Guidelines and Security Frameworks for New CISOs
A new CISO might be great at risk assessment7 but knowing the right guidelines and frameworks can be more of a challenge for someone who is unfamiliar with guiding businesses at the CISO level. To get started, the CIO and CISO Councils created a CISO Handbook that lays out the best standards and approach towards cyber regulations. The CISO handbook covers one of the most important frameworks for CISOs – NIST (National Institute of Standards and Technology) from the US Department of Commerce.
The NIST framework covers a roadmap for CISOs to get started with cybersecurity development and collaboration. Following the NIST framework will keep organizations aligned with PCI-DSS, HIPAA, and FISMA (to name a few of the most prominent). These regulatory guidelines control the way businesses protect data especially within a specific industry, but the NIST framework covers general guidelines that will protect the business as a whole.
Some other frameworks that a CISO should be familiar with include:
- ISO/IEC 27000 family – an international framework for managing security systems.
- SOC 2 – security standards that oversee data stored in the cloud.
- CIS v7 – general guidelines and standards for development of baseline security standards.
- COBIT – a framework for production performance that works well with cybersecurity.
- FedRAMP – standards specifically for government agencies.
Bringing an Organization into Current-Year Cyber Security Strategies
It’s not always easy changing cyber security protocols within an existing organization. A new CISO could have work cut out for him. One goal that should be communicated to the organization is that short-term convenience will be replaced with long-term cyber security protection that reduces risk of a massive data breach.
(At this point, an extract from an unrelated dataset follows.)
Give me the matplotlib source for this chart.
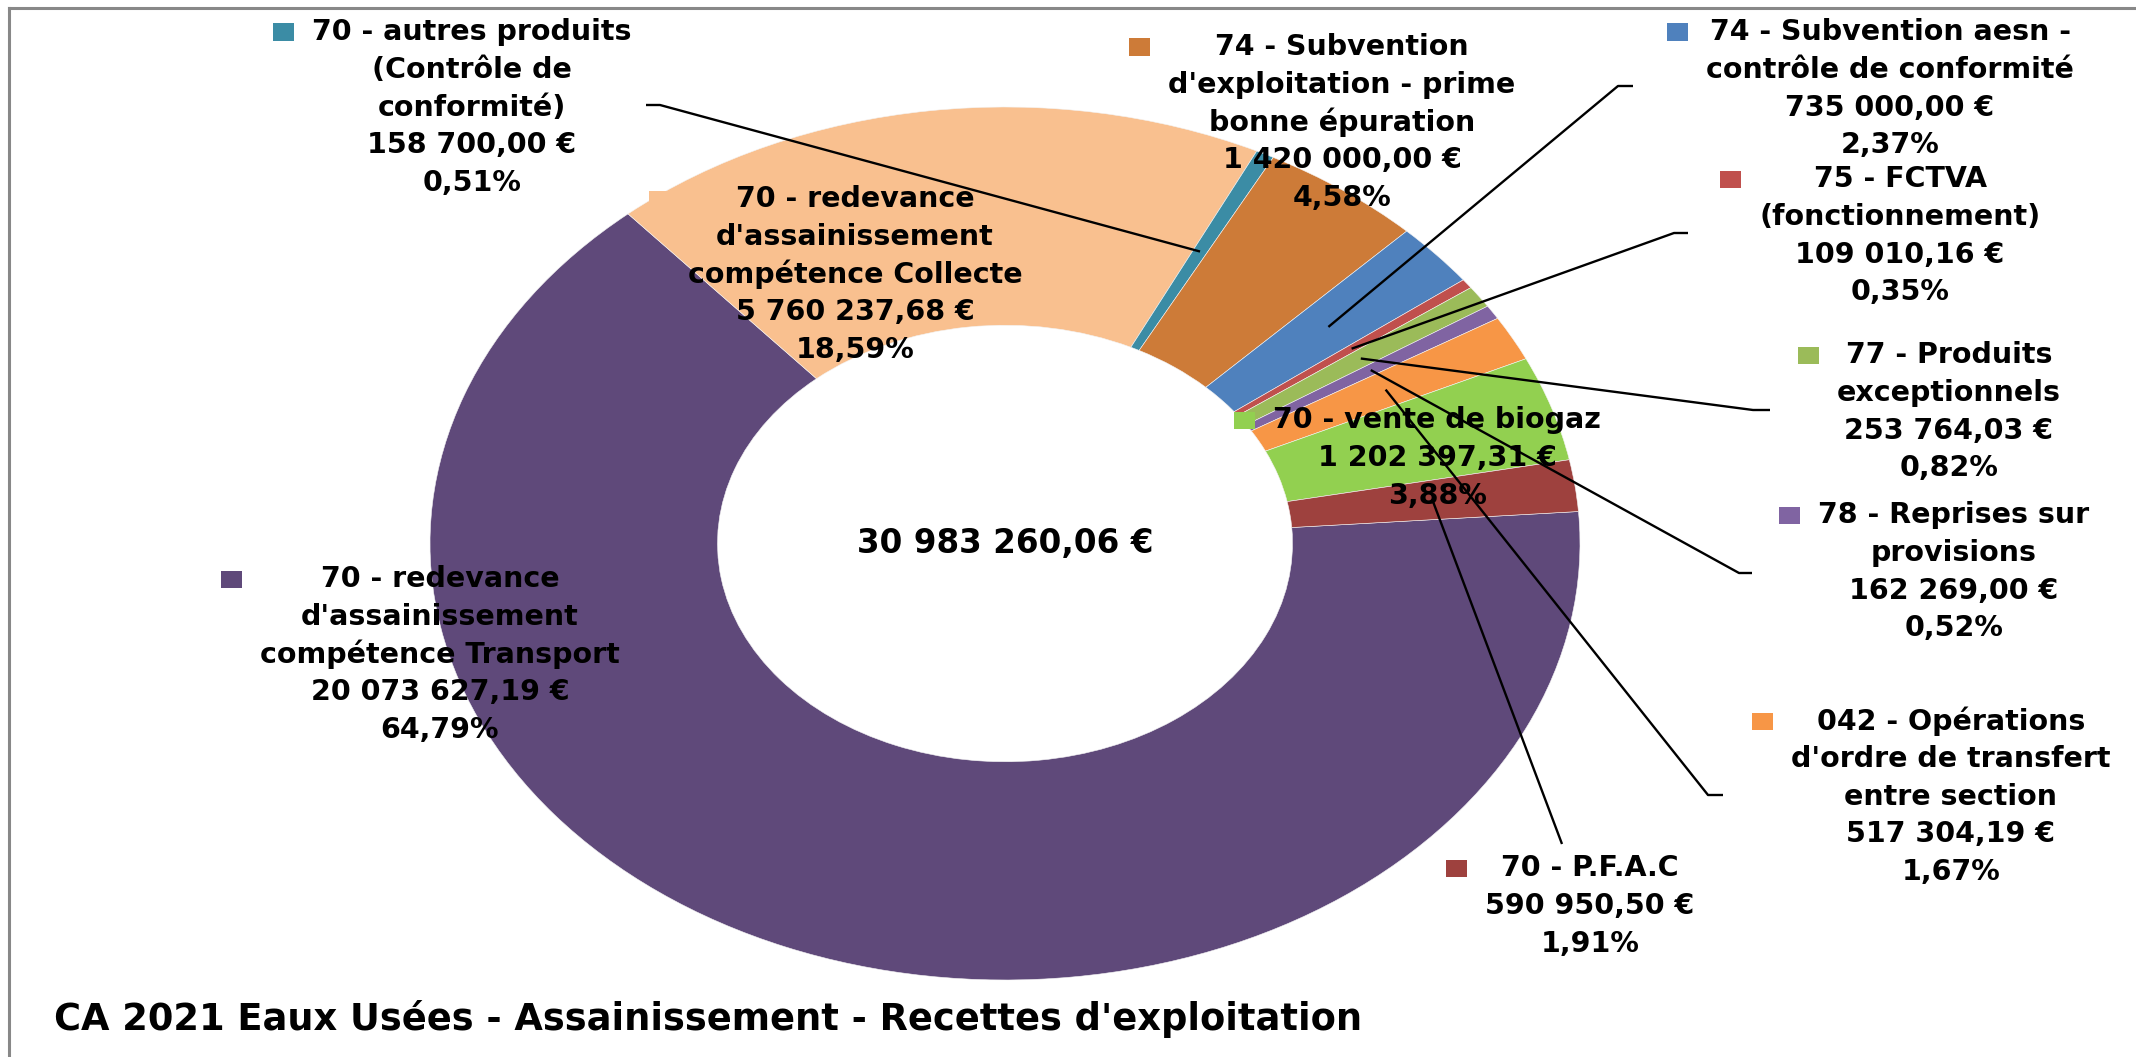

In addition to cyber security strategies, the CISO can launch training programs to empower users so that they can identify phishing and social engineering warning signs. User train has shown to reduce click-through rates from phishing email links from 25% in 2012 to 3% in 2018, so it can be a critical component of a strong onboarding strategy.
User onboard protocols, password policies and training should all be a part of a CISO’s cyber security strategy plan. CISOs should be tightly engrained in every user access request by standardizing an organization’s user account creation, management and deactivation procedures. In addition, user training familiarizes users with the pitfalls of phishing and social engineering and helps them recognize an attack. As challenging as it can be to get an organization on board with these protocols, a good CISO can explain the need for these steps to increase data protection and reduce risks that can cost millions in damages.